Legendary actor Amrish Puri expressed Indian anger and emotions in a flawless manner. Source: A still from Waaris (1988).
Geopolitical tensions spilled over into the Facebook page of this publication last weekend. It was a tough time to be an admin of the page as irate Indian users attacked just about every single post that the social media team put up. A post about vegetarian Russian dishes was met with a sarcastic request to “go and eat biryani.” One angry visitor asked the admins to stop saying Namaste and to instead use Salaam, implying that the site should now address people from the neighboring country.
Along with angry rants came outpourings of grief and declarations of betrayal. I, for one, am glad that the Indian government, and particularly the Ministry of External Affairs, is run by pragmatic and intelligent individuals that don’t believe in petty and kneejerk reactions.
Extreme reactions to political developments come from watching too many Hindi movies, television soap operas, and worse, news debates on television, where high TRP is the ultimate goal.

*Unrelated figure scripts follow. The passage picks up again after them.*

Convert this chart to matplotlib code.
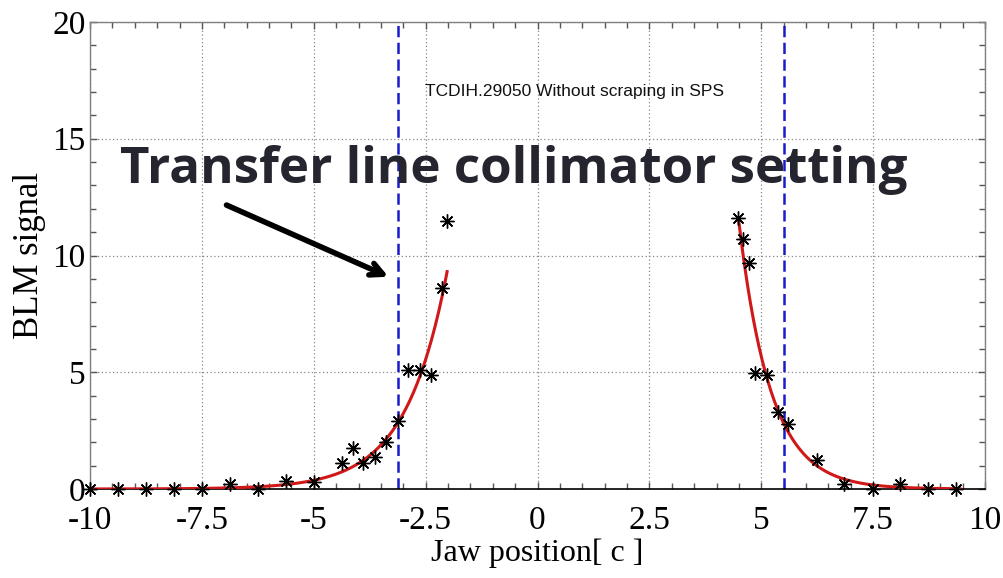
import numpy as np
import matplotlib
matplotlib.use("Agg")
import matplotlib.pyplot as plt
from matplotlib.ticker import MultipleLocator, FixedLocator

# ---- data ----
left_x = [-10.0, -9.375, -8.75, -8.125, -7.5, -6.875, -6.25, -5.625, -5.0,
          -4.36, -4.13, -3.89, -3.63, -3.39, -3.12, -2.89, -2.63, -2.39, -2.14, -2.02]
left_y = [0.0, 0.0, 0.0, 0.0, 0.0, 0.2, 0.0, 0.34, 0.31,
          1.1, 1.74, 1.1, 1.36, 2.0, 2.92, 5.1, 5.1, 4.88, 8.62, 11.48]
right_x = [4.49, 4.60, 4.73, 4.85, 5.12, 5.37, 5.60, 6.24, 6.86, 7.49, 8.10, 8.73, 9.35]
right_y = [11.59, 10.69, 9.67, 4.98, 4.88, 3.28, 2.77, 1.24, 0.2, 0.0, 0.21, 0.0, 0.0]

# exponential fit curves (parameters)
left_fit_range = (-10.0, -2.02)
left_fit_amp = 9.31      # value at the right end of the range
left_fit_rate = 1.08
right_fit_range = (4.49, 9.44)
right_fit_amp = 11.6     # value at the left end of the range
right_fit_rate = 1.4

collimator_settings = [-3.12, 5.5]

x_ticks = [-10, -7.5, -5, -2.5, 0, 2.5, 5, 7.5, 10]
x_tick_labels = ["-10", "-7.5", "-5", "-2.5", "0", "2.5", "5", "7.5", "10"]
y_ticks = [0, 5, 10, 15, 20]
y_tick_labels = ["0", "5", "10", "15", "20"]

title_text = "TCDIH.29050 Without scraping in SPS"
annot_text = "Transfer line collimator setting"

# ---- figure ----
fig = plt.figure(figsize=(10.04, 5.78), dpi=100)
ax = fig.add_axes([90 / 1004, (578 - 489) / 578, (985 - 90) / 1004, (489 - 22) / 578])

# fits
xl = np.linspace(*left_fit_range, 300)
ax.plot(xl, left_fit_amp * np.exp(left_fit_rate * (xl - left_fit_range[1])),
        color="#d01818", lw=2.2, zorder=3)
xr = np.linspace(*right_fit_range, 300)
ax.plot(xr, right_fit_amp * np.exp(-right_fit_rate * (xr - right_fit_range[0])),
        color="#d01818", lw=2.2, zorder=3)

# data
star = (8, 2, 0)
for xs, ys in [(left_x, left_y), (right_x, right_y)]:
    ax.plot(xs, ys, linestyle="none", marker=star, ms=10, mew=1.0,
            color="black", zorder=4, clip_on=False)

# collimator settings
for xc in collimator_settings:
    ax.axvline(xc, color="#1a1acc", lw=1.8, linestyle=(0, (4.5, 2.2)), zorder=2)

ax.set_xlim(-10, 10)
ax.set_ylim(0, 20)
ax.xaxis.set_major_locator(FixedLocator(x_ticks))
ax.set_xticklabels(x_tick_labels)
ax.xaxis.set_minor_locator(MultipleLocator(0.5))
ax.yaxis.set_major_locator(FixedLocator(y_ticks))
ax.set_yticklabels(y_tick_labels)
ax.yaxis.set_minor_locator(MultipleLocator(1))

ax.grid(which="major", linestyle=(0, (1, 2)), color="#888888", lw=0.9)
ax.set_axisbelow(True)

for side in ["left", "top", "right"]:
    ax.spines[side].set_color("#808080")
    ax.spines[side].set_linewidth(1.0)
ax.spines["bottom"].set_color("black")
ax.spines["bottom"].set_linewidth(1.2)

ax.tick_params(which="both", direction="in", top=True, right=True, color="#555555",
               width=1.0)
ax.tick_params(which="major", length=5)
ax.tick_params(which="minor", length=4)
serif = ["Liberation Serif", "DejaVu Serif"]
ax.tick_params(axis="x", which="major", pad=12)
ax.tick_params(axis="y", which="major", pad=3)
for lab in ax.get_xticklabels() + ax.get_yticklabels():
    lab.set_fontfamily(serif)
    lab.set_fontsize(24)

ax.set_xlabel("Jaw position[ c ]", fontsize=23, family=serif, labelpad=2)
ax.set_ylabel("BLM signal", fontsize=25, family=serif, labelpad=5)

ax.text(-2.51, 16.83, title_text, fontsize=12.5, family=["Liberation Sans"],
        ha="left", va="baseline", color="#111111")

annot = ax.text(-9.33, 13.1, annot_text, fontsize=38, family=["Open Sans"],
                fontweight="bold", ha="left", va="baseline", color="#25252f", zorder=6)

ax.annotate("", xy=(-3.33, 9.09), xytext=(-6.95, 12.16),
            arrowprops=dict(arrowstyle="->,head_length=0.9,head_width=0.45",
                            lw=4, color="black", shrinkA=0, shrinkB=0),
            zorder=6)

# fit annotation width to the reference span (about 788 px)
renderer = fig.canvas.get_renderer()
w = annot.get_window_extent(renderer).width
annot.set_fontsize(38 * 788 / w)

fig.savefig("out.png", dpi=100)
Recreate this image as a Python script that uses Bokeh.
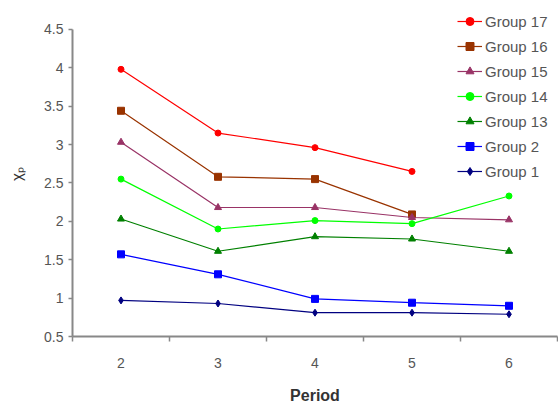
from bokeh.plotting import figure
from bokeh.models import FixedTicker, Legend, LegendItem
from bokeh.embed import file_html
from bokeh.resources import INLINE

periods = [2, 3, 4, 5, 6]
group17 = [3.98, 3.15, 2.96, 2.65]
group16 = [3.44, 2.58, 2.55, 2.09]
group15 = [3.03, 2.18, 2.18, 2.05, 2.02]
group14 = [2.55, 1.90, 2.01, 1.97, 2.33]
group13 = [2.03, 1.61, 1.80, 1.77, 1.61]
group2 = [1.57, 1.31, 0.99, 0.94, 0.90]
group1 = [0.97, 0.93, 0.81, 0.81, 0.79]
y_ticks = [0.5, 1, 1.5, 2, 2.5, 3, 3.5, 4, 4.5]

series = [
    ("Group 17", group17, "#FF0000", "circle", 6),
    ("Group 16", group16, "#993300", "square", 7),
    ("Group 15", group15, "#993366", "triangle", 7),
    ("Group 14", group14, "#00FF00", "circle", 6),
    ("Group 13", group13, "#008000", "triangle", 7),
    ("Group 2", group2, "#0000FF", "square", 7),
    ("Group 1", group1, "#000080", "diamond", 7),
]

FONT = "Liberation Sans"

p = figure(width=558, height=406, output_backend="svg", toolbar_location=None,
           x_range=(1.5, 6.5), y_range=(0.5, 4.733),
           min_border_left=72, min_border_right=1, min_border_top=11, min_border_bottom=68)
p.outline_line_color = None
p.xgrid.visible = False
p.ygrid.visible = False
p.background_fill_color = "white"

items = []
for name, vals, color, marker, size in series:
    xs = periods[:len(vals)]
    r1 = p.line(xs, vals, line_color=color, line_width=1.2)
    r2 = p.scatter(xs, vals, marker=marker, size=size, fill_color=color, line_color=color)
    items.append(LegendItem(label=name, renderers=[r1, r2]))

legend = Legend(items=items, location=(385, 155), orientation="vertical",
                glyph_width=25, glyph_height=20, label_height=20, spacing=5,
                padding=0, margin=0, label_standoff=3,
                label_text_font=FONT, label_text_font_size="15px", label_text_color="#555555",
                background_fill_alpha=0, border_line_color=None)
p.add_layout(legend, "center")

xax = p.xaxis[0]
yax = p.yaxis[0]

# x axis
xax.ticker = FixedTicker(ticks=periods, minor_ticks=[1.5, 2.5, 3.5, 4.5, 5.5, 6.5])
xax.major_tick_out = 0
xax.major_tick_in = 0
xax.minor_tick_out = 5
xax.minor_tick_in = 0
xax.minor_tick_line_color = "#888888"
xax.minor_tick_line_width = 1.5
xax.axis_label = "Period"
xax.axis_label_text_font = FONT
xax.axis_label_text_font_style = "bold"
xax.axis_label_text_font_size = "16px"
xax.axis_label_text_color = "#333333"
xax.major_label_standoff = 16
xax.axis_label_standoff = 16

# y axis
yax.ticker = FixedTicker(ticks=y_ticks)
yax.bounds = (0.5, 4.5)
yax.minor_tick_line_color = None
yax.major_tick_out = 4
yax.major_tick_in = 0
yax.axis_label = "χₚ"
yax.axis_label_text_font = FONT
yax.axis_label_text_font_size = "15px"
yax.axis_label_text_font_style = "normal"
yax.axis_label_text_color = "#333333"
yax.axis_label_standoff = 16

for ax in (xax, yax):
    ax.axis_line_color = "#888888"
    ax.axis_line_width = 2
    ax.major_tick_line_color = "#888888"
    ax.major_tick_line_width = 1.5
    ax.major_label_text_font = FONT
    ax.major_label_text_font_size = "14px"
    ax.major_label_text_color = "#555555"

open("out.html", "w").write(file_html(p, INLINE))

While it’s good that our films encourage fierce loyalty and unconditional love, it’s important for us, as Indians, to have a practical and realistic look at the world.
When some of the social media comments were brought to my attention, I couldn’t help but visualize the great Indian actor Amrish Puri saying such things in a Hindi film with serious music playing in the background!
Honestly, the excellent diplomatic relationship between India and Russia is not the reason I love the latter. For me, it’s more about the hospitality, kindness and wholesome nature of the Russian people. It’s the ease of becoming a part of Russian society, of being an insider. Russia, for me, is about the common people, the landscapes, nature, extreme climate and that wonderful thing called Russian humor. No positive or negative political development is going to change that.
Quite a few Russians I know were shocked with some of the comments on this publication’s Facebook page and on social media in general. A friend even asked if this would affect the way Russians would be treated while holidaying in India. I laughed and told him that our motto is India is ‘Athithi Devo Bhava (Sanskrit for the guest is god).’
While my Russian friends talk with amusement about Indians being emotional, I can say with certainty that extreme emotions are an integral part of the Russian soul as well.
Yes, culturally Russian men are encouraged to be strong and present themselves as calm, patient, and tough. But it’s often just a mask. In my opinion, Russians are better at hiding their disappointment than Indians, but tend to be just as emotional even if they don’t always display such emotions when sober.
Like the weather in the country, the Russian soul is prone to extremes. The extreme glumness is like a November morning, when it’s cloudy and gray and the icy wind blows away the last of the autumn leaves from the trees. It’s bitterly cold and ugly but there’s no trace of snow, something that inevitably brings happiness in the initial stages of winter, as it’s a reminder that the New Year is around the corner.
The joy that the Russian soul can produce is like a romantic evening in May when the grass is green, flowers dot the landscape, the divine scent of lilacs gets carried across the cities by a gentle spring breeze, and the sun sets late in the evening.
Of course, the emotional rollercoaster that the Russian soul goes on doesn’t depend on the weather.
Many describe the 1970s and 80s as the heyday of India-Russia friendship. This would be a very superficial way of looking at things.
In those ‘good old days,’ only the most fortunate of Russians could visit India. Most Russians saw India only on the silver screen, falling in love with the sights, sounds, and colors of the country. Indians used their imagination when it came to Russia, as the Soviet books and magazines that were easily available made the country all the more popular.
Essentially, in those days, Indians and Russians saw the best of what the other country had to offer. In a smaller and better-connected world of the 21st century, two-way travel is much easier and we interact with each other more than the 1970s generation. So yes, we do see the good and bad in each other and our countries.
More business and personal interaction is bound to create situations that hitherto did not exist. Russians have adapted better to this reality than Indians have. Many Russians have travelled to some not so beautiful places in India and have dealt with some of the inconveniences that foreigners face, but they still love the country.
A large number of Indians still have wrong and outdated perceptions of Russia. This is slowly changing with the growing number of Indian tourist arrivals in the country, but most Indians still equate Russia with the Soviet Union. Russia has changed a lot over the last two decades, and is in many ways, much better than it’s ever been. When more Indians understand the contemporary reality of Russia, they will have a more pragmatic approach to the country, loving it no less than before.